Holiday Medley Pasta Dish

by Pasta Gardner Serves 4-6

2 ea shallots, (minced) 1 Tbsp. fresh sage, chopped

1 ea Grateful Harvest Farm* delicata squash or butternut squash 8 oz maitake or oyster mushrooms, cut bite size

1 ea romanesco or cauliflower, 1/2’’ dice

1 ea Ferns Edge Goata* or Mt. Zion cheese, grated

12-14 oz. Pasta Gardner Lumache or Radiatore

1 1/2 tsp. red wine vinegar about 3/4 cup extra virgin olive oil Salt and pepper to taste

*Names of Farms listed are suggestions, you can substitute.

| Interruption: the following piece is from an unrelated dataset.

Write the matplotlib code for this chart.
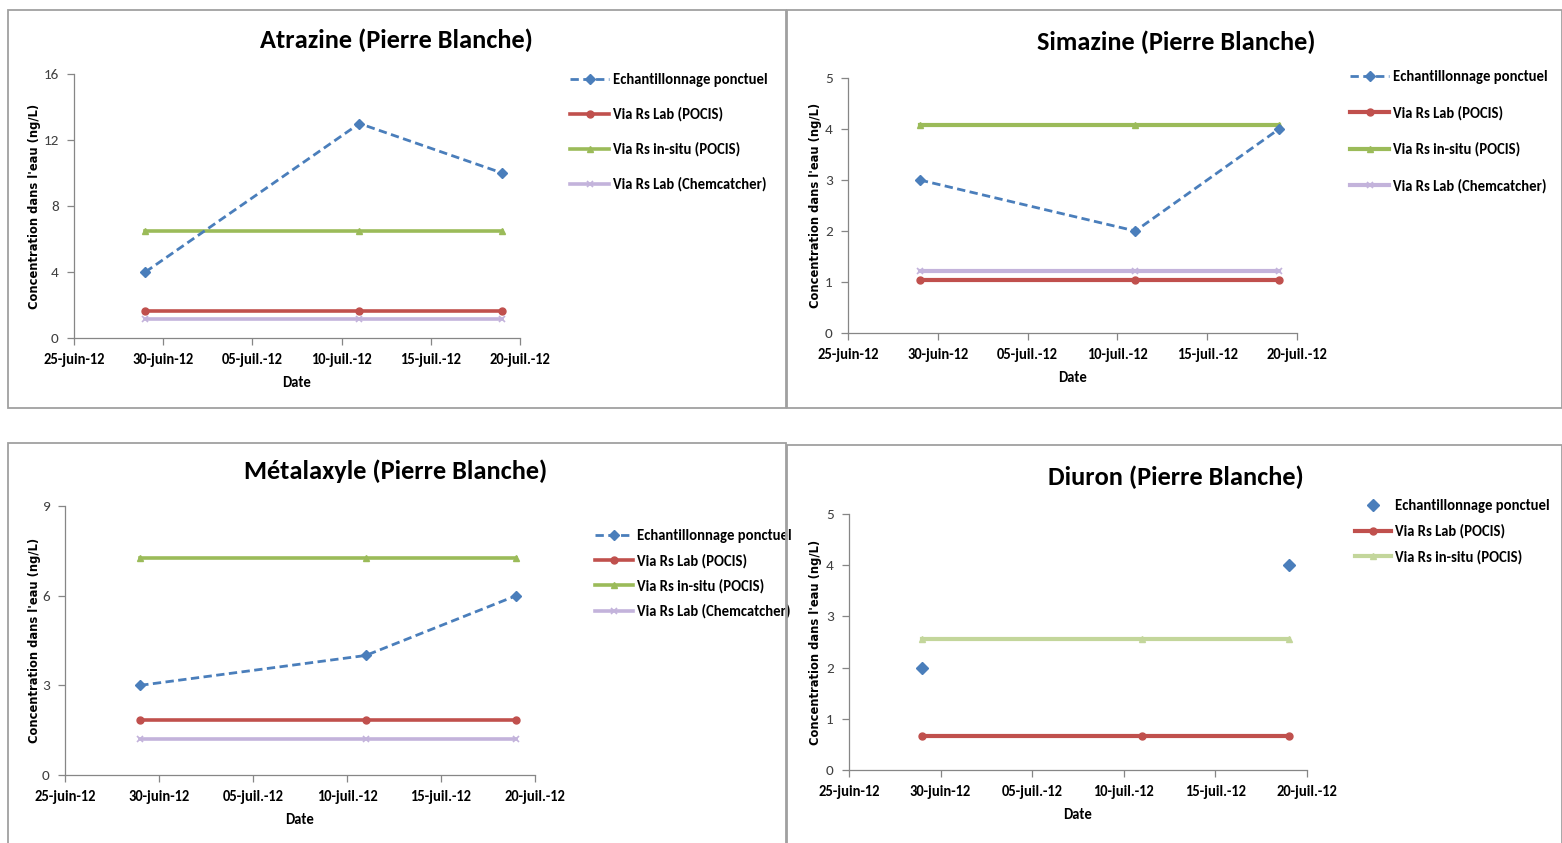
import datetime as dt
import numpy as np
import matplotlib
matplotlib.use("Agg")
import matplotlib.pyplot as plt
import matplotlib.dates as mdates
from matplotlib.patches import Rectangle

# ---------------- data ----------------
dates = [dt.date(2012, 6, 29), dt.date(2012, 7, 11), dt.date(2012, 7, 19)]
tick_dates = [dt.date(2012, 6, 25), dt.date(2012, 6, 30), dt.date(2012, 7, 5),
              dt.date(2012, 7, 10), dt.date(2012, 7, 15), dt.date(2012, 7, 20)]
tick_labels = ['25-juin-12', '30-juin-12', '05-juil.-12', '10-juil.-12', '15-juil.-12', '20-juil.-12']

series_names = ['Echantillonnage ponctuel', 'Via Rs Lab (POCIS)',
                'Via Rs in-situ (POCIS)', 'Via Rs Lab (Chemcatcher)']

atrazine_ponctuel = [4, 13, 10]
atrazine_lab_pocis = [1.65, 1.65, 1.65]
atrazine_insitu_pocis = [6.5, 6.5, 6.5]
atrazine_chemcatcher = [1.15, 1.15, 1.15]

simazine_ponctuel = [3, 2, 4]
simazine_lab_pocis = [1.03, 1.03, 1.03]
simazine_insitu_pocis = [4.08, 4.08, 4.08]
simazine_chemcatcher = [1.21, 1.21, 1.21]

metalaxyle_ponctuel = [3, 4, 6]
metalaxyle_lab_pocis = [1.83, 1.83, 1.83]
metalaxyle_insitu_pocis = [7.25, 7.25, 7.25]
metalaxyle_chemcatcher = [1.22, 1.22, 1.22]

diuron_ponctuel = [2, np.nan, 4]
diuron_lab_pocis = [0.66, 0.66, 0.66]
diuron_insitu_pocis = [2.55, 2.55, 2.55]

titles = ['Atrazine (Pierre Blanche)', 'Simazine (Pierre Blanche)',
          'Métalaxyle (Pierre Blanche)', 'Diuron (Pierre Blanche)']

# ---------------- style ----------------
W, H = 1562, 843
NARROW = ['Carlito', 'PT Sans Narrow', 'DejaVu Sans']
plt.rcParams['font.family'] = NARROW

BLUE = '#4A7EBB'
RED = '#C0504D'
GREEN = '#9BBB59'
GREEN_LIGHT = '#C3D69B'
LILAC = '#C3B3DB'
AXCOL = '#868686'

fig = plt.figure(figsize=(W / 100, H / 100), dpi=100)


def fx(px):
    return px / W


def fy(py):
    return 1 - py / H


def border(x0, y0, x1, y1):
    fig.patches.append(Rectangle((fx(x0), fy(y1)), fx(x1) - fx(x0), fy(y0) - fy(y1),
                                 transform=fig.transFigure, fill=False,
                                 edgecolor='#A0A0A0', lw=1.3))


def make_axes(x0, y0, x1, y1, ylabel_x):
    ax = fig.add_axes([fx(x0), fy(y1), fx(x1) - fx(x0), fy(y0) - fy(y1)])
    for s in ['top', 'right']:
        ax.spines[s].set_visible(False)
    for s in ['left', 'bottom']:
        ax.spines[s].set_color(AXCOL)
        ax.spines[s].set_linewidth(0.9)
    ax.set_xlim(mdates.date2num(tick_dates[0]), mdates.date2num(tick_dates[-1]))
    ax.set_xticks(mdates.date2num(tick_dates))
    ax.set_xticklabels(tick_labels, fontsize=10.5, fontweight='bold')
    ax.tick_params(axis='both', colors=AXCOL, length=5, width=0.9, direction='out')
    ax.tick_params(axis='x', labelcolor='black', pad=6)
    ax.tick_params(axis='y', labelcolor='#404040', labelsize=11, pad=6)
    ax.set_xlabel('Date', fontsize=10.5, fontweight='bold', labelpad=6)
    ax.set_ylabel("Concentration dans l'eau (ng/L)", fontsize=8.3, fontweight='bold',
                  family='DejaVu Sans', va='center')
    ax.yaxis.set_label_coords((ylabel_x - x0) / (x1 - x0), 0.5)
    return ax


def plot_series(ax, pon, lab, insitu, chem, pon_line=True, ins_color=GREEN, lw=2.6):
    x = mdates.date2num(dates)
    if pon_line:
        ax.plot(x, pon, color=BLUE, ls=(0, (3, 1.6)), lw=2.0, marker='D', ms=5,
                label=series_names[0], zorder=5)
    else:
        ax.plot(x, pon, color=BLUE, ls='none', marker='D', ms=6,
                label=series_names[0], zorder=5)
    ax.plot(x, lab, color=RED, lw=lw, marker='o', ms=5, label=series_names[1], zorder=3)
    ax.plot(x, insitu, color=ins_color, lw=lw, marker='^', ms=5, label=series_names[2], zorder=3)
    if chem is not None:
        ax.plot(x, chem, color=LILAC, lw=lw, marker='x', ms=5, mew=1.2,
                label=series_names[3], zorder=2)


def legend(ax, xpx, ypx, spacing_px, fs=10.5, hl=2.7):
    fontpx = fs * 100 / 72
    ls = (spacing_px - fontpx) / fontpx
    ax.legend(loc='upper left', bbox_to_anchor=(fx(xpx), fy(ypx)),
              bbox_transform=fig.transFigure, frameon=False,
              labelspacing=ls, handlelength=hl, handletextpad=0.25,
              borderpad=0, borderaxespad=0, prop={'weight': 'bold', 'size': fs,
                                                  'family': NARROW})


# panel borders
border(8, 10, 786, 408)
border(787, 10, 1562, 408)
border(8, 443, 786, 845)
border(787, 445, 1562, 845)

# ---- Atrazine ----
ax1 = make_axes(74, 74, 520, 338, 35)
plot_series(ax1, atrazine_ponctuel, atrazine_lab_pocis, atrazine_insitu_pocis, atrazine_chemcatcher)
ax1.set_ylim(0, 16)
ax1.set_yticks([0, 4, 8, 12, 16])
fig.text(fx(396), fy(40), titles[0], ha='center', va='center', fontsize=19, fontweight='bold')
legend(ax1, 570, 73, 35)

# ---- Simazine ----
ax2 = make_axes(848, 78, 1297, 333, 815)
plot_series(ax2, simazine_ponctuel, simazine_lab_pocis, simazine_insitu_pocis, simazine_chemcatcher, lw=3.0)
ax2.set_ylim(0, 5)
ax2.set_yticks([0, 1, 2, 3, 4, 5])
fig.text(fx(1176), fy(42), titles[1], ha='center', va='center', fontsize=19, fontweight='bold')
legend(ax2, 1350, 70, 36.5)

# ---- Metalaxyle ----
ax3 = make_axes(65, 506, 535, 775, 35)
plot_series(ax3, metalaxyle_ponctuel, metalaxyle_lab_pocis, metalaxyle_insitu_pocis, metalaxyle_chemcatcher)
ax3.set_ylim(0, 9)
ax3.set_yticks([0, 3, 6, 9])
fig.text(fx(396), fy(471), titles[2], ha='center', va='center', fontsize=19, fontweight='bold')
legend(ax3, 595, 529, 25.3, hl=2.6)

# ---- Diuron ----
ax4 = make_axes(849, 514, 1307, 770, 815)
plot_series(ax4, diuron_ponctuel, diuron_lab_pocis, diuron_insitu_pocis, None, pon_line=False,
            ins_color=GREEN_LIGHT, lw=3.0)
ax4.set_ylim(0, 5)
ax4.set_yticks([0, 1, 2, 3, 4, 5])
fig.text(fx(1176), fy(477), titles[3], ha='center', va='center', fontsize=19, fontweight='bold')
legend(ax4, 1355, 499, 25.7, hl=2.5)

fig.savefig('out.png', dpi=100)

1. Preheat oven to 375. Cut delicate in half length wise and season with salt, pepper and oil. Place cut side down on a lined baking sheet and bake in oven for 35-45 minutes.

2. Meanwhile in a large straight sided pan sauté the mushrooms over med heat with some of the olive oil. Don’t move them to much, cook until lightly colored and tender. Remove the mushrooms from the pan and set aside.

3. In the same pan, heat a good amount of the oil, about 1/4 or so. When hot add the diced romanesco and pan fry in the oil for about 5 minutes. You want a nice golden color to appear. Once it has color add the minced shallots and stir. Add a little more oil if needed. Cook over the med-high heat until the onions are cooked. Turn off the heat and add the chopped sage, stir. Finally add the vinegar and stir. Set aside this will be your base sauce. Add the mushrooms to this sauce.

4. Bring about 3 quarts of water to a boil.

5. When the delicata is cooked pull from the oven and cool until you can handle it. Use a spoon to carefully scoop out the squash and add it to your base sauce.

5. Cook the pasta according to the directions on the package. Drain the pasta, do not rinse it. Let it rest for 1 minute then add it to the sauce. Season with salt and pepper.

6. Garnish with cheese Buon Appetito!